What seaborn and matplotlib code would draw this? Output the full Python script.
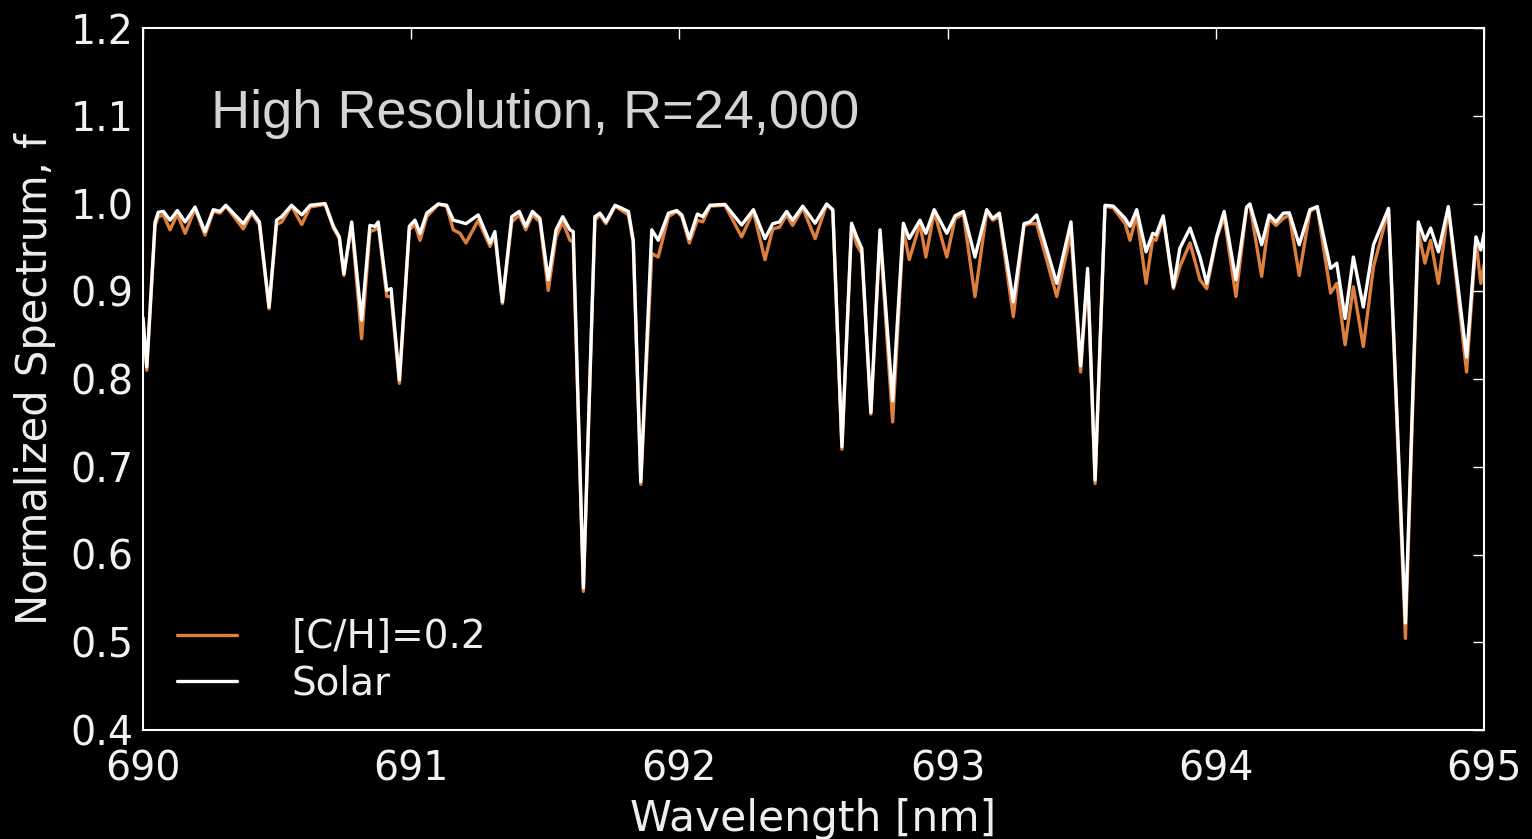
import numpy as np
import pandas as pd
import matplotlib
matplotlib.use("Agg")
import matplotlib.pyplot as plt
import seaborn as sns

wavelength = [690.000, 690.014, 690.045, 690.057, 690.076, 690.101, 690.128, 690.157, 690.194, 690.231,
              690.262, 690.287, 690.309, 690.374, 690.405, 690.434, 690.470, 690.498, 690.517, 690.554,
              690.592, 690.623, 690.679, 690.710, 690.732, 690.749, 690.778, 690.815, 690.846, 690.865,
              690.877, 690.909, 690.925, 690.956, 690.993, 691.014, 691.033, 691.058, 691.101, 691.132,
              691.157, 691.182, 691.204, 691.250, 691.294, 691.312, 691.340, 691.375, 691.403, 691.427,
              691.452, 691.480, 691.511, 691.540, 691.565, 691.592, 691.604, 691.642, 691.685, 691.704,
              691.726, 691.760, 691.785, 691.810, 691.828, 691.856, 691.897, 691.921, 691.959, 691.990,
              692.009, 692.037, 692.067, 692.087, 692.114, 692.170, 692.232, 692.276, 692.319, 692.348,
              692.373, 692.400, 692.422, 692.460, 692.506, 692.549, 692.572, 692.606, 692.642, 692.661,
              692.680, 692.714, 692.748, 692.795, 692.835, 692.857, 692.897, 692.919, 692.950, 692.997,
              693.028, 693.059, 693.102, 693.146, 693.168, 693.193, 693.245, 693.285, 693.307, 693.332,
              693.407, 693.460, 693.496, 693.522, 693.550, 693.587, 693.618, 693.662, 693.680, 693.705,
              693.740, 693.765, 693.777, 693.804, 693.842, 693.866, 693.904, 693.941, 693.966, 694.003,
              694.031, 694.075, 694.115, 694.127, 694.171, 694.199, 694.224, 694.252, 694.274, 694.311,
              694.351, 694.378, 694.428, 694.451, 694.482, 694.513, 694.550, 694.588, 694.644, 694.707,
              694.755, 694.780, 694.801, 694.830, 694.867, 694.935, 694.970, 694.988, 695.000]

flux_solar = [0.870, 0.814, 0.979, 0.990, 0.991, 0.981, 0.992, 0.979, 0.996, 0.968,
              0.993, 0.991, 0.998, 0.977, 0.991, 0.979, 0.882, 0.981, 0.985, 0.998,
              0.987, 0.998, 1.000, 0.974, 0.962, 0.920, 0.979, 0.867, 0.975, 0.974,
              0.979, 0.901, 0.903, 0.799, 0.974, 0.981, 0.966, 0.989, 0.9995, 0.998,
              0.981, 0.979, 0.977, 0.987, 0.955, 0.968, 0.888, 0.985, 0.991, 0.974,
              0.991, 0.983, 0.913, 0.970, 0.985, 0.970, 0.968, 0.562, 0.985, 0.989,
              0.979, 0.998, 0.9945, 0.991, 0.958, 0.683, 0.970, 0.958, 0.989, 0.992,
              0.987, 0.960, 0.988, 0.985, 0.998, 0.999, 0.9755, 0.993, 0.960, 0.977,
              0.979, 0.991, 0.981, 0.997, 0.9775, 0.9995, 0.993, 0.723, 0.9775, 0.962,
              0.949, 0.762, 0.970, 0.775, 0.9775, 0.960, 0.981, 0.966, 0.993, 0.966,
              0.986, 0.991, 0.939, 0.993, 0.983, 0.989, 0.888, 0.977, 0.979, 0.987,
              0.909, 0.979, 0.815, 0.926, 0.685, 0.998, 0.997, 0.983, 0.974, 0.993,
              0.945, 0.966, 0.964, 0.986, 0.905, 0.949, 0.972, 0.939, 0.909, 0.962,
              0.991, 0.913, 0.996, 0.9995, 0.953, 0.987, 0.979, 0.989, 0.9895, 0.953,
              0.993, 0.9965, 0.926, 0.932, 0.869, 0.939, 0.882, 0.953, 0.9945, 0.522,
              0.979, 0.958, 0.972, 0.945, 0.9965, 0.825, 0.962, 0.947, 0.966]

flux_carbon = [0.865, 0.810, 0.975, 0.985, 0.987, 0.970, 0.988, 0.966, 0.994, 0.964,
               0.991, 0.989, 0.997, 0.971, 0.989, 0.976, 0.880, 0.976, 0.979, 0.997,
               0.976, 0.996, 0.999, 0.972, 0.960, 0.918, 0.977, 0.846, 0.968, 0.970,
               0.975, 0.894, 0.894, 0.795, 0.970, 0.976, 0.958, 0.985, 0.999, 0.997,
               0.970, 0.966, 0.955, 0.981, 0.951, 0.964, 0.886, 0.979, 0.987, 0.970,
               0.987, 0.979, 0.901, 0.962, 0.979, 0.958, 0.956, 0.558, 0.981, 0.987,
               0.977, 0.997, 0.992, 0.987, 0.955, 0.680, 0.943, 0.939, 0.985, 0.991,
               0.985, 0.955, 0.981, 0.979, 0.997, 0.998, 0.962, 0.991, 0.936, 0.971,
               0.973, 0.987, 0.975, 0.995, 0.960, 0.999, 0.992, 0.720, 0.974, 0.953,
               0.943, 0.760, 0.964, 0.751, 0.970, 0.936, 0.977, 0.939, 0.991, 0.939,
               0.983, 0.988, 0.894, 0.991, 0.981, 0.985, 0.871, 0.975, 0.977, 0.977,
               0.894, 0.966, 0.808, 0.920, 0.681, 0.997, 0.995, 0.977, 0.958, 0.987,
               0.909, 0.960, 0.958, 0.983, 0.903, 0.928, 0.955, 0.913, 0.903, 0.960,
               0.985, 0.894, 0.995, 0.999, 0.917, 0.983, 0.975, 0.983, 0.987, 0.918,
               0.991, 0.996, 0.898, 0.909, 0.839, 0.905, 0.837, 0.928, 0.993, 0.5045,
               0.968, 0.932, 0.958, 0.909, 0.995, 0.808, 0.958, 0.909, 0.930]

series_labels = ["[C/H]=0.2", "Solar"]
series_colors = ["#DE7F3E", "#FFFFFF"]
x_ticks = [690, 691, 692, 693, 694, 695]
y_ticks = [0.4, 0.5, 0.6, 0.7, 0.8, 0.9, 1.0, 1.1, 1.2]

df = pd.DataFrame({
    "Wavelength": wavelength * 2,
    "Flux": flux_carbon + flux_solar,
    "Series": [series_labels[0]] * len(wavelength) + [series_labels[1]] * len(wavelength),
})

sns.set_theme(style="dark", rc={
    "figure.facecolor": "black", "axes.facecolor": "black",
    "axes.edgecolor": "white", "axes.linewidth": 1.5,
    "text.color": "white", "xtick.color": "white", "ytick.color": "white",
    "axes.labelcolor": "#EEEEEE", "axes.grid": False,
})
plt.rcParams["font.family"] = ["DejaVu Sans"]

fig = plt.figure(figsize=(15.32, 8.39), dpi=100)
ax = fig.add_axes([143 / 1532, 1 - 730 / 839, (1484 - 143) / 1532, (730 - 28) / 839])

sns.lineplot(data=df, x="Wavelength", y="Flux", hue="Series", hue_order=series_labels,
             palette=dict(zip(series_labels, series_colors)), linewidth=2.4,
             estimator=None, sort=False, ax=ax)

ax.set_xlim(690, 695)
ax.set_ylim(0.4, 1.2)
ax.set_xticks(x_ticks)
ax.set_xticklabels([str(t) for t in x_ticks])
ax.set_yticks(y_ticks)
ax.set_yticklabels([f"{t:.1f}" for t in y_ticks])
ax.tick_params(axis="both", which="major", direction="in", length=8, width=1,
               labelsize=28.5, top=True, right=True, colors="white",
               labelcolor="#F2F2F2")
ax.tick_params(axis="y", pad=7)
ax.tick_params(axis="x", pad=14)
ax.set_xlabel("Wavelength [nm]", fontsize=30.5, color="#EEEEEE", labelpad=6)
ax.set_ylabel("Normalized Spectrum, f", fontsize=30, color="#EEEEEE", labelpad=10)

ax.text(0.051, 0.857, "High Resolution, R=24,000", transform=ax.transAxes,
        fontsize=39, color="#D4D4D4", family=["Liberation Sans", "DejaVu Sans"],
        ha="left", va="baseline")

leg = ax.legend(loc="lower left", bbox_to_anchor=(0.005, 0.0), frameon=False,
                fontsize=28, handlelength=1.55, handletextpad=1.4,
                labelspacing=0.22, borderaxespad=0.3)
for t in leg.get_texts():
    t.set_color("#EEEEEE")
for h in leg.get_lines():
    h.set_linewidth(2.4)

fig.savefig("out.png", dpi=100, facecolor="black")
========
Please restate the material above line by line, exactly, beginning at its first line and ending with the line that contains "import seaborn as sns", without any pictures.

◆ **Written answer**:
What seaborn and matplotlib code would draw this? Output the full Python script.
import numpy as np
import pandas as pd
import matplotlib
matplotlib.use("Agg")
import matplotlib.pyplot as plt
import seaborn as sns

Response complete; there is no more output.